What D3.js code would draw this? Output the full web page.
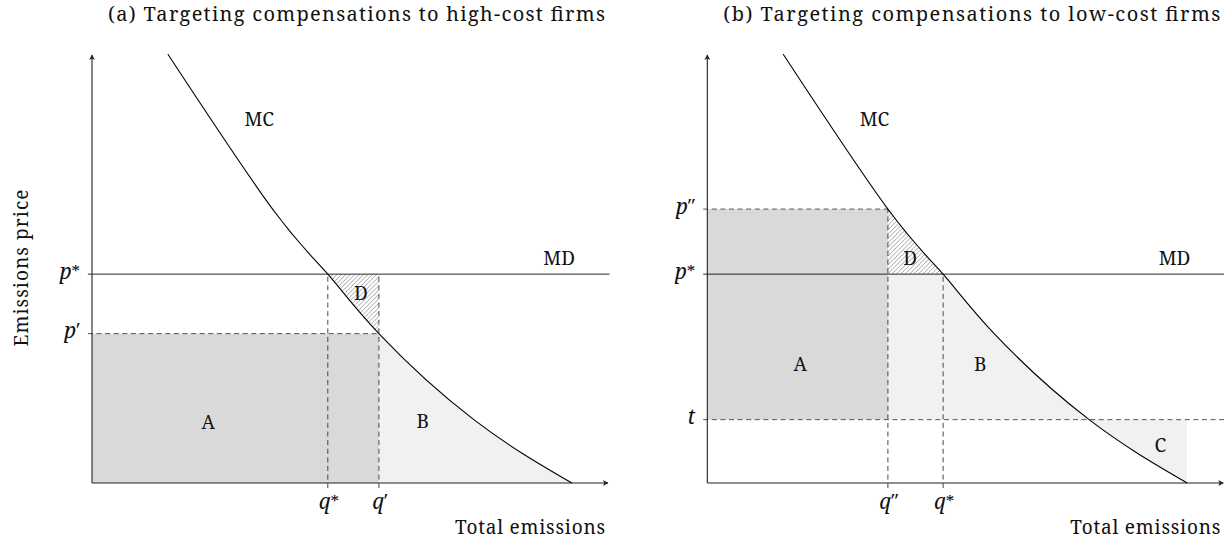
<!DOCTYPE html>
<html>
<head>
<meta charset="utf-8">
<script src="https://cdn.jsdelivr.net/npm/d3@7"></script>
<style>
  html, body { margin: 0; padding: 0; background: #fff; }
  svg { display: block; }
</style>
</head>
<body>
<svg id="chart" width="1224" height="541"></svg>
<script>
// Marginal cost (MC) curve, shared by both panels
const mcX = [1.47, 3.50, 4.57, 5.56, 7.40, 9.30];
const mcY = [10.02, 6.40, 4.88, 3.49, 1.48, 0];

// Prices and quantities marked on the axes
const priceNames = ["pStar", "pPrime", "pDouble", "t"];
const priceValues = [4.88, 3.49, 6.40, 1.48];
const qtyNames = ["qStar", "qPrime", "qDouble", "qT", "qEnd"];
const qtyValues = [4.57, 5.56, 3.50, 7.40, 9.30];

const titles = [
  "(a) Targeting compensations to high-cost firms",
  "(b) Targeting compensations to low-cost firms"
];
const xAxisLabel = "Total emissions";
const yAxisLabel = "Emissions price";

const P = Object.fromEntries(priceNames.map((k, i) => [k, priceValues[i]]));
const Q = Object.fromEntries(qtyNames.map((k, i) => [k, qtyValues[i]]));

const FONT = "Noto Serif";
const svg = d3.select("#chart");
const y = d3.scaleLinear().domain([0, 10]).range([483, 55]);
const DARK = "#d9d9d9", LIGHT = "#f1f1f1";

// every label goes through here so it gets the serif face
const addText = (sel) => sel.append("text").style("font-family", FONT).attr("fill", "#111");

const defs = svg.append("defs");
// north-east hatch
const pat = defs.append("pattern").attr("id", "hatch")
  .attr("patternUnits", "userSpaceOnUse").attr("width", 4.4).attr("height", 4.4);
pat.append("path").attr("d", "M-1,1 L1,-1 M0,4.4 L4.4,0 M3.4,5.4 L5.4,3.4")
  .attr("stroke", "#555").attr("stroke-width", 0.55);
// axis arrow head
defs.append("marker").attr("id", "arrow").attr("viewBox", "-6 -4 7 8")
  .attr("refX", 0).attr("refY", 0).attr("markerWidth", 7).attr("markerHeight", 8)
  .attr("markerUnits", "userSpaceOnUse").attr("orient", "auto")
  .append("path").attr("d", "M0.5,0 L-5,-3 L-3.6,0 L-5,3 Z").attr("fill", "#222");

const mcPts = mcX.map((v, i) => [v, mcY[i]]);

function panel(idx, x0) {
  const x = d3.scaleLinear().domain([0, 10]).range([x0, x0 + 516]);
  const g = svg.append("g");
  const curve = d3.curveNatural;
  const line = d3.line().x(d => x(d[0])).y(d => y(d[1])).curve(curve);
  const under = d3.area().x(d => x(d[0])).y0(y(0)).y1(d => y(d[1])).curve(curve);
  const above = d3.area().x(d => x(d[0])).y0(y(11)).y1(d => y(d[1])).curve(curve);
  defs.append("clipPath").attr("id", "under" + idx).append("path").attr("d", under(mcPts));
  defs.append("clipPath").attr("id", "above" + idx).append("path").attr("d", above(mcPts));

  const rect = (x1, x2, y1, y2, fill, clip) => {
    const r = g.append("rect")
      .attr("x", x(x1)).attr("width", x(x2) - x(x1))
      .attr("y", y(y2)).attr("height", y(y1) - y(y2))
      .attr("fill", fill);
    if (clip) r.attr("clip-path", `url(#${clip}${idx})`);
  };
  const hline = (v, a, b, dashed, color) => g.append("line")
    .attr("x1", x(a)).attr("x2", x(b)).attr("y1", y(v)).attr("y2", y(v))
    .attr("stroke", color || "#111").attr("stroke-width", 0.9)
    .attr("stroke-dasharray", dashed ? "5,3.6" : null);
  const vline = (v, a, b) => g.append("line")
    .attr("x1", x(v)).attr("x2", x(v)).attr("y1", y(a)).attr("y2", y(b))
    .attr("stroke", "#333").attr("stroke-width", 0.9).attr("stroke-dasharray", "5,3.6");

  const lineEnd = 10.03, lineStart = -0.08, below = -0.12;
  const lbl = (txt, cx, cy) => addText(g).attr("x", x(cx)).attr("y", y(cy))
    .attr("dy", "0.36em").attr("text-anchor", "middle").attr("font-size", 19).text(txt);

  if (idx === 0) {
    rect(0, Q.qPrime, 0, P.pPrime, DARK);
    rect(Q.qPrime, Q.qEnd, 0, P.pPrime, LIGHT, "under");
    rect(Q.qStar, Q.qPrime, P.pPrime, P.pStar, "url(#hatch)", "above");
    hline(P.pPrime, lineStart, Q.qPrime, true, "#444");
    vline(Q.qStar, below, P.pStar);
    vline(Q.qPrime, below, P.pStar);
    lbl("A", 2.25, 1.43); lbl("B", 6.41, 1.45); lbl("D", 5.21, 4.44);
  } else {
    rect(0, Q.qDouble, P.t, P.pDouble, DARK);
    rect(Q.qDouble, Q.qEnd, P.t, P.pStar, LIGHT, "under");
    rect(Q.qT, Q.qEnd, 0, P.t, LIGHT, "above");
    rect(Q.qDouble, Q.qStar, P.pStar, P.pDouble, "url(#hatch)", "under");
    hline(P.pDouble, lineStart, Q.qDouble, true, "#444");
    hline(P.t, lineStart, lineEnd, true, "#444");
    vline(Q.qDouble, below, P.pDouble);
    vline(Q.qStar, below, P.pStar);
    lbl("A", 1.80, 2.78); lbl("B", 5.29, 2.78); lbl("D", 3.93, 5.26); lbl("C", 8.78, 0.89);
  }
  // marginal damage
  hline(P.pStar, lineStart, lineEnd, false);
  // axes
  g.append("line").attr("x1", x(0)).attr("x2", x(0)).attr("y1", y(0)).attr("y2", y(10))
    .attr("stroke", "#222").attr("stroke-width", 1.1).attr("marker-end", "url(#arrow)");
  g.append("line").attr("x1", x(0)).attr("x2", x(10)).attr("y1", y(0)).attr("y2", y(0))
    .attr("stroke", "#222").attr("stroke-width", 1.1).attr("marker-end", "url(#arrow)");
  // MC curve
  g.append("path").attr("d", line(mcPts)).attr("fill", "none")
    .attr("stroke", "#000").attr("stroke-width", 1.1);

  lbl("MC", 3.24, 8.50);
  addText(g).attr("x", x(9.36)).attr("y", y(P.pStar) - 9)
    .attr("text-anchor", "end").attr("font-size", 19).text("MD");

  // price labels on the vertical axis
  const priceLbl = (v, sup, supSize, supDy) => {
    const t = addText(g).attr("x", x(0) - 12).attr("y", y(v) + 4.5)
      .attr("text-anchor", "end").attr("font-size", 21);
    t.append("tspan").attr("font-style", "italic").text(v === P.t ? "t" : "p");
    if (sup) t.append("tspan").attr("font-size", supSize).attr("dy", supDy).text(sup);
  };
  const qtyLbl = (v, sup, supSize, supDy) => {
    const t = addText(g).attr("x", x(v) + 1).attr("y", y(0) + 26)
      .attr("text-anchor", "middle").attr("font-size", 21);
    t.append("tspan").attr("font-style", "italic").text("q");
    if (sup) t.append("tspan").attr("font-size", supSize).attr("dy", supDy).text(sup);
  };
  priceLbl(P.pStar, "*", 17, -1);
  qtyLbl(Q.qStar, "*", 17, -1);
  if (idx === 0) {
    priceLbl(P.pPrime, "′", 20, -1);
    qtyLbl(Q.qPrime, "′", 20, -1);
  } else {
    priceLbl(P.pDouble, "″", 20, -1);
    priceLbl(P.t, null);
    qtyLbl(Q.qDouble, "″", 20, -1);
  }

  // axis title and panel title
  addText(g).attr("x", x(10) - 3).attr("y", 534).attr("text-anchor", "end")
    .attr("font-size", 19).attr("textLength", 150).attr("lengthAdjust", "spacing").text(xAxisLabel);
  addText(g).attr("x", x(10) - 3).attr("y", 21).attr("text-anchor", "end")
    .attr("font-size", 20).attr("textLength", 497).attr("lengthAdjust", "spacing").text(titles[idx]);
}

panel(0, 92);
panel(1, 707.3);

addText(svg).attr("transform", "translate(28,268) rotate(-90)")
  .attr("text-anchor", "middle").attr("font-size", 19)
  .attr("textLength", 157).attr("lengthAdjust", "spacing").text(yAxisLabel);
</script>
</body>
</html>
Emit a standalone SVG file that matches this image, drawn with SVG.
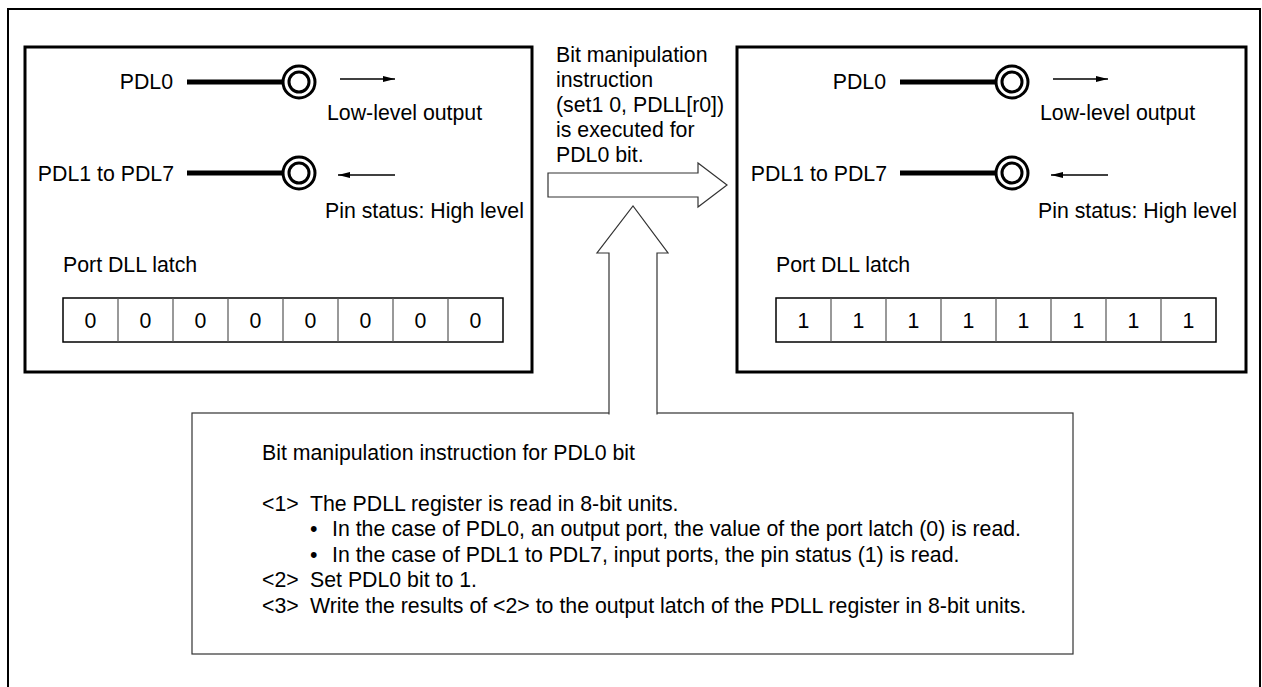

● TASK DETAILS
Set down the records above word for word, from the first line through the line containing "const mcY = [10.02, 6.40, 4.88, 3.49, 1.48, 0];", both included; leave out the pictures.

● FULL ANSWER
What D3.js code would draw this? Output the full web page.
<!DOCTYPE html>
<html>
<head>
<meta charset="utf-8">
<script src="https://cdn.jsdelivr.net/npm/d3@7"></script>
<style>
  html, body { margin: 0; padding: 0; background: #fff; }
  svg { display: block; }
</style>
</head>
<body>
<svg id="chart" width="1224" height="541"></svg>
<script>
// Marginal cost (MC) curve, shared by both panels
const mcX = [1.47, 3.50, 4.57, 5.56, 7.40, 9.30];
const mcY = [10.02, 6.40, 4.88, 3.49, 1.48, 0];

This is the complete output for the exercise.